INSTRUCTIONS TO FOLLOW: Set all the material down again unchanged, without the pictures.

DATA EXCERPT:
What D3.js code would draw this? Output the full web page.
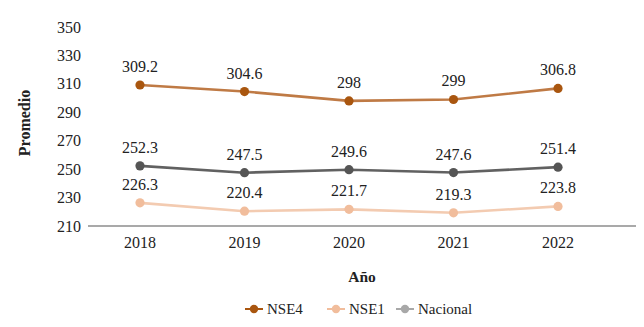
<!DOCTYPE html>
<html>
<head>
<meta charset="utf-8">
<script src="https://cdn.jsdelivr.net/npm/d3@7"></script>
<style>
  body { margin: 0; background: #fff; }
</style>
</head>
<body>
<div id="chart"></div>
<script>
'use strict';

// data
const years = ["2018", "2019", "2020", "2021", "2022"];
const nse4 = [309.2, 304.6, 298, 299, 306.8];
const nse1 = [226.3, 220.4, 221.7, 219.3, 223.8];
const nacional = [252.3, 247.5, 249.6, 247.6, 251.4];
const yTicks = [210, 230, 250, 270, 290, 310, 330, 350];

const series = [
  {name: "Nacional", values: nacional, line: "#616161", dot: "#555555", legend: "#a8a8a8"},
  {name: "NSE1", values: nse1, line: "#f3cbb1", dot: "#f1bd9c", legend: "#f1bd9c"},
  {name: "NSE4", values: nse4, line: "#bf7a45", dot: "#a9560f", legend: "#a9560f"}
];
const legendOrder = ["NSE4", "NSE1", "Nacional"];

const W = 644, H = 327;
var margin = {top: 27, right: 8, bottom: 101, left: 88};
const FONT = "'Liberation Serif'";

var svg = d3.select("#chart").append("svg")
  .attr("width", W)
  .attr("height", H);

// every label goes through here so the serif face sticks
function label(sel, size) {
  return sel
    .attr("font-family", FONT)
    .attr("font-size", size)
    .attr("fill", "#222");
}

var x = d3.scalePoint()
  .domain(years)
  .range([140, 558]);

var y = d3.scaleLinear()
  .domain([210, 350])
  .range([226, 27]);

// y tick labels (no axis line)
svg.append("g")
  .selectAll("text")
  .data(yTicks)
  .enter().append("text")
  .attr("x", 81)
  .attr("y", d => y(d))
  .attr("dy", "0.35em")
  .attr("text-anchor", "end")
  .call(label, 16)
  .text(d => d);

// x axis base line
svg.append("line")
  .attr("x1", margin.left)
  .attr("x2", W - margin.right)
  .attr("y1", y(210))
  .attr("y2", y(210))
  .style("stroke", "#8c8c8c")
  .style("stroke-width", 1.3);

svg.append("g")
  .selectAll("text")
  .data(years)
  .enter().append("text")
  .attr("x", d => x(d))
  .attr("y", 248)
  .attr("text-anchor", "middle")
  .call(label, 16)
  .text(d => d);

// axis titles
svg.append("text")
  .attr("transform", "translate(30,123) rotate(-90)")
  .attr("text-anchor", "middle")
  .call(label, 16)
  .attr("font-weight", "bold")
  .text("Promedio");

svg.append("text")
  .attr("x", 362)
  .attr("y", 282)
  .attr("text-anchor", "middle")
  .call(label, 15.5)
  .attr("font-weight", "bold")
  .text("Año");

var line = d3.line()
  .x((d, i) => x(years[i]))
  .y(d => y(d));

series.forEach(function(s) {
  var g = svg.append("g");
  g.append("path")
    .datum(s.values)
    .attr("d", line)
    .style("fill", "none")
    .style("stroke", s.line)
    .style("stroke-width", 2.6);
  g.selectAll("circle")
    .data(s.values)
    .enter().append("circle")
    .attr("cx", (d, i) => x(years[i]))
    .attr("cy", d => y(d))
    .attr("r", 4.6)
    .style("fill", s.dot);
  g.selectAll("text.lbl")
    .data(s.values)
    .enter().append("text")
    .attr("class", "lbl")
    .attr("x", (d, i) => x(years[i]))
    .attr("y", d => y(d) - 13)
    .attr("text-anchor", "middle")
    .call(label, 16)
    .text(d => d);
});

// legend
var legX = [245, 327, 396];
legendOrder.forEach(function(name, i) {
  var s = series.find(d => d.name === name);
  var g = svg.append("g").attr("transform", "translate(" + legX[i] + ",309)");
  g.append("line")
    .attr("x1", 0).attr("x2", 18)
    .style("stroke", s.legend)
    .style("stroke-width", 2);
  g.append("circle")
    .attr("cx", 9)
    .attr("r", 4.2)
    .style("fill", s.legend);
  g.append("text")
    .attr("x", 22)
    .attr("dy", "0.35em")
    .call(label, 15)
    .text(name);
});
</script>
</body>
</html>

SOLVED EXERCISE:
What D3.js code would draw this? Output the full web page.
<!DOCTYPE html>
<html>
<head>
<meta charset="utf-8">
<script src="https://cdn.jsdelivr.net/npm/d3@7"></script>
<style>
  body { margin: 0; background: #fff; }
</style>
</head>
<body>
<div id="chart"></div>
<script>
'use strict';

// data
const years = ["2018", "2019", "2020", "2021", "2022"];
const nse4 = [309.2, 304.6, 298, 299, 306.8];
const nse1 = [226.3, 220.4, 221.7, 219.3, 223.8];
const nacional = [252.3, 247.5, 249.6, 247.6, 251.4];
const yTicks = [210, 230, 250, 270, 290, 310, 330, 350];

const series = [
  {name: "Nacional", values: nacional, line: "#616161", dot: "#555555", legend: "#a8a8a8"},
  {name: "NSE1", values: nse1, line: "#f3cbb1", dot: "#f1bd9c", legend: "#f1bd9c"},
  {name: "NSE4", values: nse4, line: "#bf7a45", dot: "#a9560f", legend: "#a9560f"}
];
const legendOrder = ["NSE4", "NSE1", "Nacional"];

const W = 644, H = 327;
var margin = {top: 27, right: 8, bottom: 101, left: 88};
const FONT = "'Liberation Serif'";

var svg = d3.select("#chart").append("svg")
  .attr("width", W)
  .attr("height", H);

// every label goes through here so the serif face sticks
function label(sel, size) {
  return sel
    .attr("font-family", FONT)
    .attr("font-size", size)
    .attr("fill", "#222");
}

var x = d3.scalePoint()
  .domain(years)
  .range([140, 558]);

var y = d3.scaleLinear()
  .domain([210, 350])
  .range([226, 27]);

// y tick labels (no axis line)
svg.append("g")
  .selectAll("text")
  .data(yTicks)
  .enter().append("text")
  .attr("x", 81)
  .attr("y", d => y(d))
  .attr("dy", "0.35em")
  .attr("text-anchor", "end")
  .call(label, 16)
  .text(d => d);

// x axis base line
svg.append("line")
  .attr("x1", margin.left)
  .attr("x2", W - margin.right)
  .attr("y1", y(210))
  .attr("y2", y(210))
  .style("stroke", "#8c8c8c")
  .style("stroke-width", 1.3);

svg.append("g")
  .selectAll("text")
  .data(years)
  .enter().append("text")
  .attr("x", d => x(d))
  .attr("y", 248)
  .attr("text-anchor", "middle")
  .call(label, 16)
  .text(d => d);

// axis titles
svg.append("text")
  .attr("transform", "translate(30,123) rotate(-90)")
  .attr("text-anchor", "middle")
  .call(label, 16)
  .attr("font-weight", "bold")
  .text("Promedio");

svg.append("text")
  .attr("x", 362)
  .attr("y", 282)
  .attr("text-anchor", "middle")
  .call(label, 15.5)
  .attr("font-weight", "bold")
  .text("Año");

var line = d3.line()
  .x((d, i) => x(years[i]))
  .y(d => y(d));

series.forEach(function(s) {
  var g = svg.append("g");
  g.append("path")
    .datum(s.values)
    .attr("d", line)
    .style("fill", "none")
    .style("stroke", s.line)
    .style("stroke-width", 2.6);
  g.selectAll("circle")
    .data(s.values)
    .enter().append("circle")
    .attr("cx", (d, i) => x(years[i]))
    .attr("cy", d => y(d))
    .attr("r", 4.6)
    .style("fill", s.dot);
  g.selectAll("text.lbl")
    .data(s.values)
    .enter().append("text")
    .attr("class", "lbl")
    .attr("x", (d, i) => x(years[i]))
    .attr("y", d => y(d) - 13)
    .attr("text-anchor", "middle")
    .call(label, 16)
    .text(d => d);
});

// legend
var legX = [245, 327, 396];
legendOrder.forEach(function(name, i) {
  var s = series.find(d => d.name === name);
  var g = svg.append("g").attr("transform", "translate(" + legX[i] + ",309)");
  g.append("line")
    .attr("x1", 0).attr("x2", 18)
    .style("stroke", s.legend)
    .style("stroke-width", 2);
  g.append("circle")
    .attr("cx", 9)
    .attr("r", 4.2)
    .style("fill", s.legend);
  g.append("text")
    .attr("x", 22)
    .attr("dy", "0.35em")
    .call(label, 15)
    .text(name);
});
</script>
</body>
</html>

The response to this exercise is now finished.